Chromebooks have found traction chiefly because there is nothing fancy about them. A Chromebook is essentially just a Web browser with a screen and a keyboard. It is simple to use for students and, more important, for the grown-up teachers and school administrators who can lock down what students can and can't do with the computers. Chromebooks work for education because they are no fuss.

Microsoft's message is it can do no-fuss technology for schools, too, but with more bells and whistles. If that sounds like a impossible combination, it probably is. 

​Microsoft's message is odd because under CEO Satya Nadella, the company's technology is finally capable -- in principle -- of capitalizing on the "it just works" technology philosophy behind Chromebooks. Microsoft has made Windows easier to use and kept it constantly refreshed with new features and updates, just as smartphones and internet applications are. 

At times, Microsoft's event on Tuesday felt like a regression to the bad old days when the company stressed superior features and functions of its software, not how it makes life easier for people.

It's hard not to see fear behind Microsoft's regressive strategy in education. At first glance, schools appear to be an unlikely battleground for three technology superpowers, including Apple.  Education isn't a lucrative market. Google hardly generates any revenue from schools or universities including from Chromebooks , which typically retail for a couple hundred dollars or so. Microsoft and Google offer their word-processing, presentation and spreadsheet software free to schools and students through college. Even with their success in U.S. schools, Chromebooks are a fraction of the roughly 435 million PCs and tablet computers sold globally each year.

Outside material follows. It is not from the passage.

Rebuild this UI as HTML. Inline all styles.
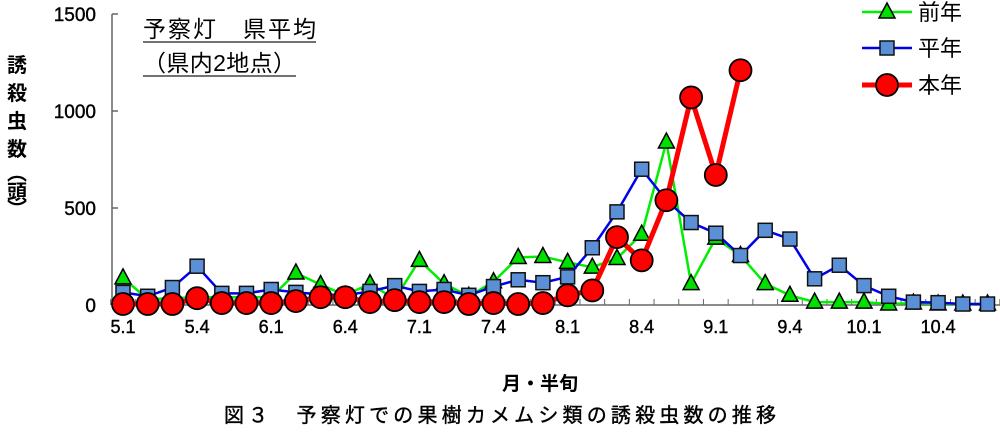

But schools are about the future of technology. Every Chromebook in schools is a chance for Google to get young people hooked on Google's software and not on Microsoft's. Schools typically use Chromebooks to also access Gmail, word-processing software, spreadsheets and more. In universities, too, Google has made some headway in recent years with its alternative to Office, now called G Suite. Microsoft countered by refashioning its own school-oriented versions of Office.

If those schoolchildren and college students don't use Windows and (worse) Microsoft Office, the risk is they will never want to use the Microsoft software when they go to work. Office is by far Microsoft's biggest product by revenue, and companies buying Office for their workers generate the lion's share of Office's $24 billion in annual sales.

It's worth saying that Microsoft has always been in a dogfight in education technology, and it hasn't hurt its lock on software for work. Apple computers have been popular in schools for years, and yet when those children graduated they transitioned into Windows and Office for their jobs. 

Times are different, though. It's easier than ever for people and companies to swap technologies, or mix-and-match their favorites instead of relying solely on old standbys like Microsoft. The Nadella-era of Microsoft knows this, even if executives ignored reality for a day. Microsoft has to embrace the idea that simplicity for many people -- schoolchildren, adults and corporations -- can be a virtue, not a mistake. 

This column does not necessarily reflect the opinion of Bloomberg LP and its owners.